## DIRECTIONS
Copy out every line that contains the word "with".

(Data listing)
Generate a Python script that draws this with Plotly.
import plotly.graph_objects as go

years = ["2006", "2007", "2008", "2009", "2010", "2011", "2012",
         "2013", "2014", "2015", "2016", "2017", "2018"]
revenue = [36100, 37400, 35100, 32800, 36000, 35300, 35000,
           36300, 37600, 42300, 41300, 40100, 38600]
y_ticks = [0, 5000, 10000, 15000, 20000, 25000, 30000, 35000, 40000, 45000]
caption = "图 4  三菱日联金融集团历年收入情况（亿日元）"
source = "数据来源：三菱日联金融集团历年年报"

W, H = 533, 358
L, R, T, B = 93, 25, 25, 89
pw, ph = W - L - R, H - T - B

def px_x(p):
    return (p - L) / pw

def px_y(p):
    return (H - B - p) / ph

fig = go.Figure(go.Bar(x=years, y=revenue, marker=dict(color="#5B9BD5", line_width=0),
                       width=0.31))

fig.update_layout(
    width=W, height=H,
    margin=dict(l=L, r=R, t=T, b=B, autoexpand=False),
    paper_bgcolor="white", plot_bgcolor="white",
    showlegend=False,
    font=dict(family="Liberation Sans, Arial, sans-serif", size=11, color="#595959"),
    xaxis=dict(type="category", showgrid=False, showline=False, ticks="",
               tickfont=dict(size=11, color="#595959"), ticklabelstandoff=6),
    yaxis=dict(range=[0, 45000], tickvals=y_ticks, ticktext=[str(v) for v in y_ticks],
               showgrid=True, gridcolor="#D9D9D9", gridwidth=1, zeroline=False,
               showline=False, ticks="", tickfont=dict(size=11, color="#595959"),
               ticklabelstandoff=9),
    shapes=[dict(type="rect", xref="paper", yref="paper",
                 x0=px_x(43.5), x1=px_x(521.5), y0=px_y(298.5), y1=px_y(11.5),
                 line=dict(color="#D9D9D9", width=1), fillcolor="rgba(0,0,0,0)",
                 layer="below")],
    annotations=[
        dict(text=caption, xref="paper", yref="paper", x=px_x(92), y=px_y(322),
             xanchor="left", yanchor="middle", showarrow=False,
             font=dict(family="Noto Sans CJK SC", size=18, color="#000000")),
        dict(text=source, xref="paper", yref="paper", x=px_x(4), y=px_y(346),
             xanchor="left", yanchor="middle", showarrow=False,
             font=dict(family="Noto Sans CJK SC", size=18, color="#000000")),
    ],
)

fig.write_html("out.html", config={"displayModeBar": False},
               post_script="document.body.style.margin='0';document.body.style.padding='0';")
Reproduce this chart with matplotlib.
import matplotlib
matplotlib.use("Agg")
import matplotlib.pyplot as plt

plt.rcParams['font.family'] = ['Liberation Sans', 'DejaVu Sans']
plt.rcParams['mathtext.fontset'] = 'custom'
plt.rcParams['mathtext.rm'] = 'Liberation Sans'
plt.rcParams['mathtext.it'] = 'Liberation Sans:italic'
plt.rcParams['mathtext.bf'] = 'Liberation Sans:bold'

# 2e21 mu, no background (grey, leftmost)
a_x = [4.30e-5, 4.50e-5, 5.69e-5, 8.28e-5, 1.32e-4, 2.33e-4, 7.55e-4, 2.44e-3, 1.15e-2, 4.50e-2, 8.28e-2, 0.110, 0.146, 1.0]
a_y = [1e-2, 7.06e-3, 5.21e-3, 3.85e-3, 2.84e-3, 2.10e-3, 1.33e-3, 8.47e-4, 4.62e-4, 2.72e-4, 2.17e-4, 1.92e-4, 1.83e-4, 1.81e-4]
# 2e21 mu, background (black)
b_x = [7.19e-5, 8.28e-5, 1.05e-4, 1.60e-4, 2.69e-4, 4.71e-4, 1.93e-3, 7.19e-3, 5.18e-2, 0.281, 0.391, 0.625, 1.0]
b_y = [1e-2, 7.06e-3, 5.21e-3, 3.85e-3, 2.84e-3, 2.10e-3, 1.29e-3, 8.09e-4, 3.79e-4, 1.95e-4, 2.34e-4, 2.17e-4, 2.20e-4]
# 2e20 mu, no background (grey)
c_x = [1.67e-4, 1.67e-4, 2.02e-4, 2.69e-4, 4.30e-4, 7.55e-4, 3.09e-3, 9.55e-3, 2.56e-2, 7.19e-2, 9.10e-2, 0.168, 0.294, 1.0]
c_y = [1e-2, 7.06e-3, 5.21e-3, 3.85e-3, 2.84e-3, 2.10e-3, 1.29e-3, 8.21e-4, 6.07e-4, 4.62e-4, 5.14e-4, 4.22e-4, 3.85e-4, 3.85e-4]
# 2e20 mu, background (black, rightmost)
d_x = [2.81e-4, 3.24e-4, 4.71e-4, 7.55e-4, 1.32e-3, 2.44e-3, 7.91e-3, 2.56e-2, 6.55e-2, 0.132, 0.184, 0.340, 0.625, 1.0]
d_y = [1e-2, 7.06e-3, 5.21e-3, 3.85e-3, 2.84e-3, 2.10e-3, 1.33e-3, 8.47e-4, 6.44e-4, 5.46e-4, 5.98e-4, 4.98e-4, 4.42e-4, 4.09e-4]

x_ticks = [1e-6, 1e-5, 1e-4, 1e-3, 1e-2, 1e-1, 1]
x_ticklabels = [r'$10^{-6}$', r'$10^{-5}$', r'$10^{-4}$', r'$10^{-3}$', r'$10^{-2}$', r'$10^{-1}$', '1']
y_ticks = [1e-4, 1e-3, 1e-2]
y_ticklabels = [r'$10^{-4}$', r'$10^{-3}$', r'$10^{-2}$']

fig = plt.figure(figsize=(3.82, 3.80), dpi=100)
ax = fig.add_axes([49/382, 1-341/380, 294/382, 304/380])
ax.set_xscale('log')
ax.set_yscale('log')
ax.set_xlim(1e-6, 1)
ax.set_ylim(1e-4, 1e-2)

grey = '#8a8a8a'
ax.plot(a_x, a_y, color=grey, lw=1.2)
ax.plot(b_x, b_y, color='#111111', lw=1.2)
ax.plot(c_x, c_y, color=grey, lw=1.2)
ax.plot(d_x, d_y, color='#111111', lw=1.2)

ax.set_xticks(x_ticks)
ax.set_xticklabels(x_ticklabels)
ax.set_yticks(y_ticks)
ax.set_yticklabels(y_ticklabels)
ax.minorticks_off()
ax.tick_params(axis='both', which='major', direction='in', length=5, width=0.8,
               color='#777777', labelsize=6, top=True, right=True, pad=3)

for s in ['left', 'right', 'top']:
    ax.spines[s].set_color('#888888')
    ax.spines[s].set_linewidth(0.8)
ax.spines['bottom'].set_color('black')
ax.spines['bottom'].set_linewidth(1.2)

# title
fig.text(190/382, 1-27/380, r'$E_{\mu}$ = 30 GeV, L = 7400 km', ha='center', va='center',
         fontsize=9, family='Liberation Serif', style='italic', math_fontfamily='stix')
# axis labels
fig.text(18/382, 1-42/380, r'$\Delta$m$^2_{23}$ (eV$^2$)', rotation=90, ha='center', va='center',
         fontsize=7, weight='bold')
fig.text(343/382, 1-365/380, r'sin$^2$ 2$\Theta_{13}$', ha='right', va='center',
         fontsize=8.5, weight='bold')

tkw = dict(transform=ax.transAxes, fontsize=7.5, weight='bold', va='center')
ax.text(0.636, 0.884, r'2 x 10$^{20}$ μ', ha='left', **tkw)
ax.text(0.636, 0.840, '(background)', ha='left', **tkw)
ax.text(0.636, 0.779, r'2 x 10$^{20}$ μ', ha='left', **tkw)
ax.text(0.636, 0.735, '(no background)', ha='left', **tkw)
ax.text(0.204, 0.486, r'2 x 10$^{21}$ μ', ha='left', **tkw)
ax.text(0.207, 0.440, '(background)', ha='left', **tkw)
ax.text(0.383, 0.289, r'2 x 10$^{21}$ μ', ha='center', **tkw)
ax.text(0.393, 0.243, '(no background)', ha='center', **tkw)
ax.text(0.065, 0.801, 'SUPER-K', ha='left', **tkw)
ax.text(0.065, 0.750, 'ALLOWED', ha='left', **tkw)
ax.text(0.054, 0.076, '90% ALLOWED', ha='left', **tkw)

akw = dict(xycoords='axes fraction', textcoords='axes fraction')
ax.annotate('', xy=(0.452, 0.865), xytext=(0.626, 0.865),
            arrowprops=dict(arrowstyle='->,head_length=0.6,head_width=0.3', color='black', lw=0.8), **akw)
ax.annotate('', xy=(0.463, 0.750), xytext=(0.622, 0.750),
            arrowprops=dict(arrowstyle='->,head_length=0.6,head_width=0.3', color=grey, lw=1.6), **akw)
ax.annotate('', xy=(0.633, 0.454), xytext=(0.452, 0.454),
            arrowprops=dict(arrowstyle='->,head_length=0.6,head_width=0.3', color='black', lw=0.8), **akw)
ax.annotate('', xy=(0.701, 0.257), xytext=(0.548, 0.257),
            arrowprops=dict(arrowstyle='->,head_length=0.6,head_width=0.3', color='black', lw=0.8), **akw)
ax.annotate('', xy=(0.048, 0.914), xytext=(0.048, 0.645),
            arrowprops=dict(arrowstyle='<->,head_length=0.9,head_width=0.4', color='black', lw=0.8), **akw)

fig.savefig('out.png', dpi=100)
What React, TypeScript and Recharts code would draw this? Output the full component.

## OUTPUT FOR THIS EXERCISE
Generate a Python script that draws this with Plotly.
Reproduce this chart with matplotlib.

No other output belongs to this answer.